Oak wine barrels staked along a wall in a stone tunnel at a winery in Spain.

East of Madrid, you will find Arganda, the largest subregion with more than 50% of Madrid’s vineyards and 60 % of its total production. In the southwest, Navalcarnero produces 15% of its wine. In the west of Madrid, you can experience the highest-altitude vineyards of San Martin.

There are plenty of opportunities for wine-tasting tours, many incorporating visits to some of the biggest attractions close to Madrid.

Other Day Trips from Madrid


There is so much to do in Valencia, I believe you should spend at least a few days. However, making a day trip to Valencia from Madrid is possible. Valencia is 3 hr 50 min (359.8 km) by car. However, the high-speed train service can take as little as 1.40 hr, which makes a day trip to Valencia, the birthplace of paella, very achievable.

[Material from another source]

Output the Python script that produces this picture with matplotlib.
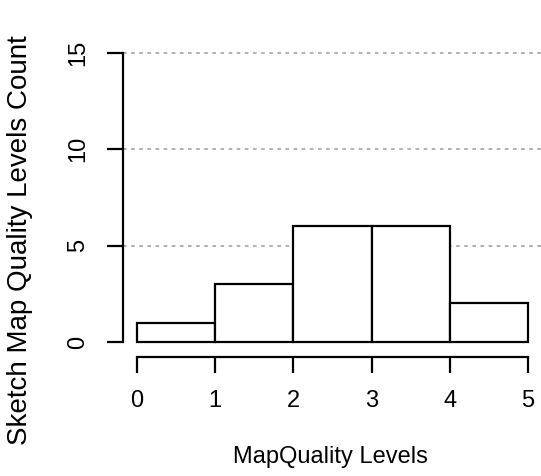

Tour Recommendation: 4-Day Valencia and Barcelona tour from Madrid. If you want to visit all of Spain’s big cities and see all the highlights (returning with a stop in Zaragoza), take an all-inclusive four-day tour from Madrid with accommodation, daily breakfasts, comfortable transportation, and high-speed AVE tickets between cities. See here for full tour details.


Again, Barcelona is a trip in its own right. However, a day trip to Barcelona is achievable on the AVE high-speed train. The fastest train service is around 2.30 hrs. Perhaps at least a night is recommended.


Córdoba is a city in the southern Spanish region of Andalusia, home to the largest old town in Spain and the only city in the world to have four Unesco-protected sites. The city is known for its beautiful 8th-century Mezquita (Mosque turned cathedral), the charming Alcázar, ruins of Arab baths, and a gorgeous tangle of streets in the old Judería (Jewish Quarter). 

One of the most popular day trips from Seville, it is possible to make a day trip to Córdoba from Madrid on the high-speed train. Some train services are as little as 1.45hr.


Much like Barcelona, there is so much to do in Seville, a day trip would not do it justice. However, if you only had a day, the fastest high-speed train between Madrid and Seville is around 2.30 hrs making a day trip from Madrid to Seville possible.